I am so sorry to hear that you lost your Father. I can only imagine that He looks down on you and is very, very proud of you. This is one of the Top Father’s Day tracks out there.
With you, buddy! 👍
They say there’s only one thing worse than death…that’s having those who are the closest to you die. Huge props to you Harry. We’ve all been there. The pain is real. ❤
This song haunts me because I lost my father when I was 32 (1998). I tear up every time I hear it. RIP Dad, I Love you!! Funny or ironic, we both had generally the same point of views. My youngest was born 8 months after he passed away, so the verse "I think I caught his spirit
Later that same year, I'm sure I heard his echo In my baby's new born tears" destroys me to no end. I can't get back that time lost, but I hope to do better with my daughters.
One of the most heartwrenching and beautiful songs ever.
I entered my twenties in 1969, and at this time there was a generational gap forming because of the Viet Nam war and a shift in values. I felt it strongly, especially between my father and myself. It got to the point that we weren't communicating at all, and then suddenly he died in late December of 1978. It was his third heart attack. I had gone to bed early, because I had to change my work hours to the A shift. I was tossing and turning. trying to get to sleep, when someone started knocking on the door. I rose out of bed and went down the stairs to answer it. It was my sister. My mother and father had been out at a local country club for their annual year end Holiday dinner. My father had suddenly fallen out of his chair to the floor, and an ambulance had been summoned to tranport him to the hospital. My sister waited while I threw some clothes on, and we then drove to the hospital to comfort my mother, who was sitting in a small room, outside the emergency room, where my father lay. It wasn't long before a doctor came out and told us they had done everything they could to revive my father, but he had expired.

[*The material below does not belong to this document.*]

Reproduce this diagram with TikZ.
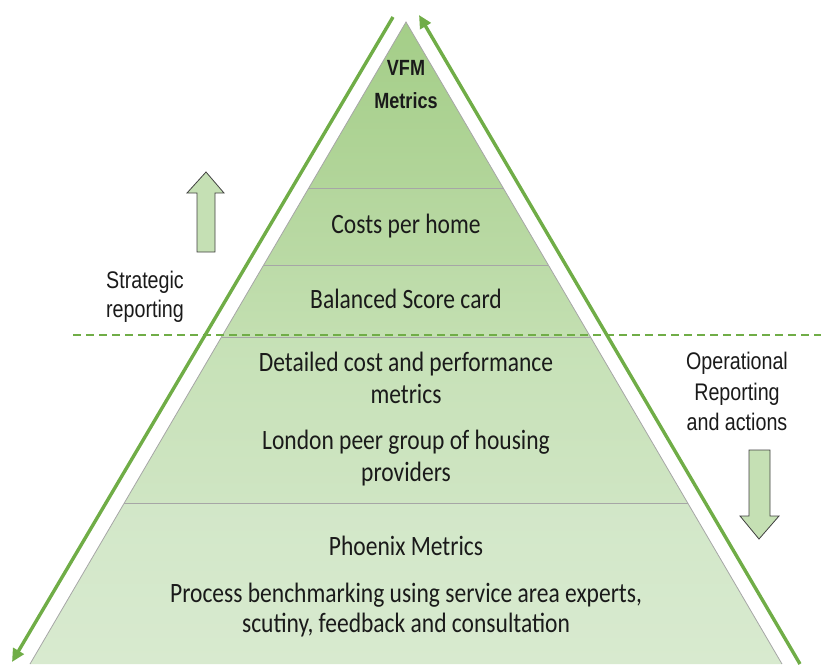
\documentclass[tikz,border=0pt]{standalone}
\usepackage{fontspec}
\setmainfont{Carlito}
\newfontfamily\pyrfont[FakeStretch=0.84]{Carlito}
\newfontfamily\sidefont[FakeStretch=0.82]{Liberation Sans}
\usetikzlibrary{arrows.meta}
\definecolor{flowgreen}{HTML}{70AD47}
\definecolor{edgegray}{HTML}{A6A6A6}
\definecolor{blockfill}{HTML}{C5E0B4}
\definecolor{blockedge}{HTML}{404040}
\definecolor{txt}{HTML}{1A1A1A}
\begin{document}
\begin{tikzpicture}[x=1pt,y=-1pt,
  layer/.style={draw=edgegray,line width=0.8pt},
  pyrtext/.style={anchor=base,inner sep=0pt,text=txt,font=\pyrfont\fontsize{28}{34}\selectfont},
  sidetext/.style={anchor=base,inner sep=0pt,text=txt,font=\sidefont\fontsize{24}{30}\selectfont},
  toptext/.style={anchor=base,inner sep=0pt,text=txt,font=\sidefont\bfseries\fontsize{22}{28}\selectfont},
  flow/.style={draw=flowgreen,line width=3.4pt,-{Triangle[length=13pt,width=12pt]}},
  blockarrow/.style={draw=blockedge,line width=0.8pt,fill=blockfill,line join=miter}]
\useasboundingbox (0,0) rectangle (821,664);
% pyramid corner points
\coordinate (apex) at (406,22);
\coordinate (l1) at (308.8,188); \coordinate (r1) at (503.2,188);
\coordinate (l2) at (263.7,265); \coordinate (r2) at (548.3,265);
\coordinate (l3) at (221.5,337); \coordinate (r3) at (590.5,337);
\coordinate (l4) at (124.3,503); \coordinate (r4) at (687.7,503);
\coordinate (l5) at (30,664);    \coordinate (r5) at (782,664);
% layers
\shade[top color={rgb,255:red,164;green,206;blue,136},bottom color={rgb,255:red,178;green,213;blue,154}] (apex) -- (r1) -- (l1) -- cycle;
\shade[top color={rgb,255:red,180;green,214;blue,157},bottom color={rgb,255:red,186;green,218;blue,165}] (l1) -- (r1) -- (r2) -- (l2) -- cycle;
\shade[top color={rgb,255:red,188;green,219;blue,168},bottom color={rgb,255:red,195;green,223;blue,177}] (l2) -- (r2) -- (r3) -- (l3) -- cycle;
\shade[top color={rgb,255:red,198;green,225;blue,182},bottom color={rgb,255:red,207;green,229;blue,195}] (l3) -- (r3) -- (r4) -- (l4) -- cycle;
\shade[top color={rgb,255:red,210;green,231;blue,200},bottom color={rgb,255:red,216;green,234;blue,207}] (l4) -- (r4) -- (r5) -- (l5) -- cycle;
\draw[layer] (l5) -- (apex) -- (r5);
\draw[layer] (l1) -- (r1);
\draw[layer] (l2) -- (r2);
\draw[layer] (l3) -- (r3);
\draw[layer] (l4) -- (r4);
% dashed separator
\coordinate (dashL) at (73,335);
\coordinate (dashR) at (821,335);
\draw[flowgreen,line width=1.3pt,dash pattern=on 8pt off 5pt] (dashL) -- (dashR);
% green flow lines
\coordinate (lTop) at (393,17);
\coordinate (lBot) at (12,662);
\coordinate (rBot) at (800,664);
\coordinate (rTop) at (419,15);
\draw[flow] (lTop) -- (lBot);
\draw[flow] (rBot) -- (rTop);
% block arrows
\draw[blockarrow] (206,172) -- (224,193) -- (215,193) -- (215,252) -- (197,252) -- (197,193) -- (187,193) -- cycle;
\draw[blockarrow] (759,539) -- (779,516) -- (770,516) -- (770,450) -- (749,450) -- (749,516) -- (740,516) -- cycle;
% texts
\node[toptext] (vfm) at (406,75) {VFM};
\node[toptext] (vfm2) at (406,108) {Metrics};
\node[pyrtext] (cost) at (406,233) {Costs per home};
\node[pyrtext] (bsc) at (406,308) {Balanced Score card};
\node[pyrtext] (det1) at (406,371) {Detailed cost and performance};
\node[pyrtext] (det2) at (406,403) {metrics};
\node[pyrtext] (lon1) at (406,449) {London peer group of housing};
\node[pyrtext] (lon2) at (406,481) {providers};
\node[pyrtext] (ph1) at (406,555) {Phoenix Metrics};
\node[pyrtext] (ph2) at (406,602) {Process benchmarking using service area experts,};
\node[pyrtext] (ph3) at (406,632) {scutiny, feedback and consultation};
\node[sidetext] (st1) at (145,288) {Strategic};
\node[sidetext] (st2) at (145,317) {reporting};
\node[sidetext] (op1) at (737,369) {Operational};
\node[sidetext] (op2) at (737,400) {Reporting};
\node[sidetext] (op3) at (737,430) {and actions};
\end{tikzpicture}
\end{document}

My mother burst into tears, and I rushed to comfort her. The doctor returned, and asked if anyone wanted to go in to see my father. I immediately responded that I did. I didn't hesitate, but walked right in and lay my upper body across his now lifeless chest. Weeping tears of regret, I openly told him that I loved him. It had taken his death to break down all the barriers that had built up "in the living years".
my father died in 1999 .. 22 years later , I still miss him .. but I think of the good times and it makes me smile .
May he RIP
@@HarriBestReactions 😇👍
Thankful for your vulnerability. This song goes straight to the heart of what we universally may be struggling with. Life is too short indeed. It takes both to want to reconnect, and that's not always an achievable thing.
I listened to this song with my dad. I’m so grateful, for the song, the time, the conversation, and his homemade muscadine wine.
Beautifully spoken analogy from your reaction Harry. Life is to short. Tomorrow is not promised no one! You hit the nail on the head brother! Thanks for your heartfelt❤advice to those people who refuse to speak to one another for whatever reason. Your reaction made me tear up, I could feel your emotions man. I believe your father is always with you and your children, as is mine with my children. God bless you and your family! 🙏✌
God bless you Harry and thanks. Many tears.
I had a great relationship with my dad, but this song destroys me, every single time x
You have NOTHING to be sorry for. Be proud of the love of your father
I've cried every single time I've heard this song since it first came out and I still do.
I brought my mum to the hospital for a procedure. My dad and I were going out to buy fireworks for New Year’s Eve. I got home and he had had a aneurysm and he was gone. Still miss him to this day!
It's about father and sons that didn't see eye to eye. Different generations but he was trying to teach you something that you don't realise until it's gone. It could be about anyone that you have lost and didn't make up. It's a message for any family that no longer talk
I lost mom in 2019 and dad in 2008. It’s extremely difficult to listen to but still love it
My grandfather passed away in 1988 just after this song was released, actually, the first time I heard this was just a few days after he passed..... my mom and grandmother couldn't stop crying every time this song played.